ABCD’s on a mission to leverage the liquidity of the Naira and the flexible nature of digital currencies. The token will be issued by the ABCD Collective, led by Bit Sika and Linova Capital, per information obtained from the project’s whitepaper. According to Atsu, the token is interesting not only in that it allows users to purchase crypto coins using their local currency. 

“Many people have a hard time differentiating cryptocurrencies and knowing their actual value in their local currency. There are a lot of digital currencies backed by the US dollar. We have seen how well they do.

But I feel we also need cryptocurrencies that are compatible with African national currencies. People can easily acquire US dollars, but still choose to spend their local currencies. This illustrates the power of familiarity, which we aim for”.  
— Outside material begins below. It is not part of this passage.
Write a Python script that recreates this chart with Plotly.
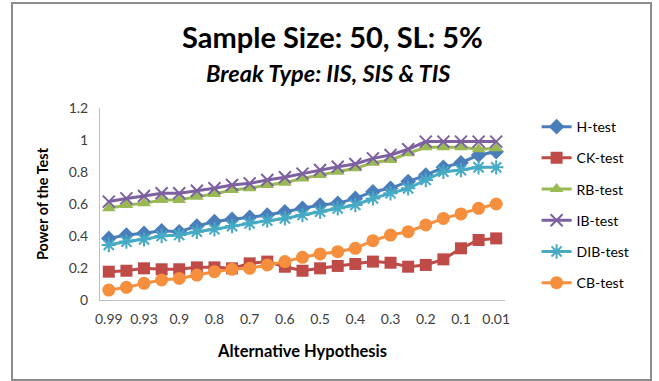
import plotly.graph_objects as go

categories = ["0.99", "0.95", "0.93", "0.92", "0.9", "0.85", "0.8", "0.75", "0.7", "0.65", "0.6",
              "0.55", "0.5", "0.45", "0.4", "0.35", "0.3", "0.25", "0.2", "0.15", "0.1", "0.05", "0.01"]
tick_labels = ["0.99", "0.93", "0.9", "0.8", "0.7", "0.6", "0.5", "0.4", "0.3", "0.2", "0.1", "0.01"]

h_test = [0.385, 0.406, 0.417, 0.433, 0.427, 0.462, 0.490, 0.504, 0.517, 0.531, 0.552, 0.573,
          0.594, 0.604, 0.635, 0.677, 0.698, 0.740, 0.781, 0.829, 0.858, 0.906, 0.927]
ck_test = [0.177, 0.183, 0.198, 0.192, 0.192, 0.204, 0.204, 0.198, 0.229, 0.240, 0.208, 0.183,
           0.198, 0.213, 0.225, 0.240, 0.233, 0.208, 0.219, 0.254, 0.323, 0.375, 0.385]
rb_test = [0.573, 0.594, 0.604, 0.625, 0.625, 0.646, 0.662, 0.687, 0.698, 0.719, 0.733, 0.760,
           0.781, 0.802, 0.823, 0.858, 0.875, 0.917, 0.954, 0.954, 0.954, 0.942, 0.948]
ib_test = [0.615, 0.635, 0.650, 0.667, 0.667, 0.683, 0.698, 0.719, 0.729, 0.750, 0.767, 0.790,
           0.812, 0.833, 0.850, 0.885, 0.906, 0.942, 0.990, 0.990, 0.990, 0.990, 0.990]
dib_test = [0.344, 0.365, 0.379, 0.400, 0.406, 0.427, 0.442, 0.462, 0.479, 0.496, 0.510, 0.531,
            0.552, 0.573, 0.594, 0.635, 0.667, 0.698, 0.750, 0.802, 0.812, 0.829, 0.829]
cb_test = [0.062, 0.079, 0.104, 0.125, 0.135, 0.156, 0.177, 0.192, 0.198, 0.219, 0.240, 0.267,
           0.288, 0.302, 0.323, 0.371, 0.406, 0.427, 0.469, 0.510, 0.538, 0.573, 0.600]

x_idx = list(range(len(categories)))
tick_vals = [categories.index(t) for t in tick_labels]

series = [
    ("H-test", h_test, "#4A7EBB", dict(symbol="diamond", size=12)),
    ("CK-test", ck_test, "#BE4B48", dict(symbol="square", size=12)),
    ("RB-test", rb_test, "#98B954", dict(symbol="triangle-up", size=12)),
    ("IB-test", ib_test, "#7D60A0", dict(symbol="x-thin-open", size=12, line=dict(width=2, color="#7D60A0"))),
    ("DIB-test", dib_test, "#46AAC5", dict(symbol="asterisk-open", size=12, line=dict(width=2, color="#46AAC5"))),
    ("CB-test", cb_test, "#F58F3E", dict(symbol="circle", size=13)),
]

fig = go.Figure()
for i, (name, vals, color, marker) in enumerate(series):
    m = dict(color=color)
    m.update(marker)
    fig.add_trace(go.Scatter(x=x_idx, y=vals, name=name, mode="lines+markers",
                             line=dict(color=color, width=3), marker=m, legendgroup=name))

font_main = "Lato, 'Open Sans', sans-serif"
fig.update_layout(
    width=659, height=381,
    margin=dict(l=100, r=154, t=108, b=81),
    paper_bgcolor="white", plot_bgcolor="white",
    font=dict(family=font_main, size=14, color="#404040"),
    showlegend=True,
    legend=dict(x=1.078, y=0.984, xanchor="left", yanchor="top", tracegroupgap=10, maxheight=300,
                font=dict(size=14, color="#000000"), bgcolor="rgba(0,0,0,0)"),
    xaxis=dict(range=[-0.5, len(categories) - 0.5], tickvals=tick_vals, ticktext=tick_labels,
               showgrid=False, zeroline=False, showline=True, linecolor="#BFBFBF", linewidth=1,
               ticks="", tickfont=dict(size=14, color="#404040"), ticklabelstandoff=6,
               title=dict(text="<b>Alternative Hypothesis</b>", font=dict(size=16.5, color="#000000"), standoff=19)),
    yaxis=dict(range=[0, 1.2], dtick=0.2, showgrid=False, zeroline=False, showline=True,
               linecolor="#BFBFBF", linewidth=1, ticks="", tickfont=dict(size=14, color="#404040"),
               ticklabelstandoff=8,
               title=dict(text="<b>Power of the Test</b>", font=dict(size=14.5, color="#000000"), standoff=16)),
    shapes=[dict(type="rect", xref="paper", yref="paper", x0=(12 - 100) / 405, x1=(651 - 100) / 405,
                 y0=-(380 - 300) / 192, y1=(300 - 3) / 192, line=dict(color="#8C8C8C", width=2))],
    annotations=[
        dict(text="<b>Sample Size: 50, SL: 5%</b>", xref="paper", yref="paper", x=(332 - 100) / 405,
             y=(300 - 37) / 192, xanchor="center", yanchor="middle", showarrow=False,
             font=dict(size=29, color="#000000", family=font_main)),
        dict(text="<b><i>Break Type: IIS, SIS & TIS</i></b>", xref="paper", yref="paper", x=(328 - 100) / 405,
             y=(300 - 73) / 192, xanchor="center", yanchor="middle", showarrow=False,
             font=dict(size=23.5, color="#000000", family=font_main)),
    ],
)

fig.write_html("out.html")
National currencies and stablecoins did not start their relationship today. These digital assets are typically designed to minimize the volatility of the price of the cryptocurrencies.

Due to the growth in the popularity of suchy coins there are now a variety of stablecoin projects. By being pegged to real-world assets, these coins can sidestep the wild price swings brought on by the peaky levels of volatility that is very common in cryptocurrency markets. 

First Of Its Kind?

Stablecoins have had their own share of scrutiny as a result of the transparency which shrouds the part of the sector. One of the best-known digital assets in the space – Tether (TUSD) – has come under fire due to its lacking in transparency.

But to make sure that the ABCD is trustworthy, its Collective’s funds will be audited by an independent Certified Public Accountant at the end of every month. 

Supported by 9 exchanges – including Busha and Bitmama – ABCD is built on the Binance Chain to achieve speed and affordability. The stablecoin, whose adoption is driven by the Bit Sika app, is said to be the first of its kind to be executed. Atsu, who was part of the Bitcoin meetup with Jack Dorsey in Ghana, says it is not necessarily the first of its kind. 

“At this stage of crypto development, it is fairly easy for someone to create a token on a laptop. Just like setting up a website, it is not really a big technological achievement.

But when it comes to building the right tools and infrastructure around a stablecoin in the African context, I can say that we are the first to do that. This stablecoin token is interesting because we can have all the features of cryptocurrency without the volatility,” the Ghanaian explained. 

Even though the Naira is not one of the strongest currencies in Africa, it is good news that what is the pioneering Africa-focused stablecoin is being backed by it.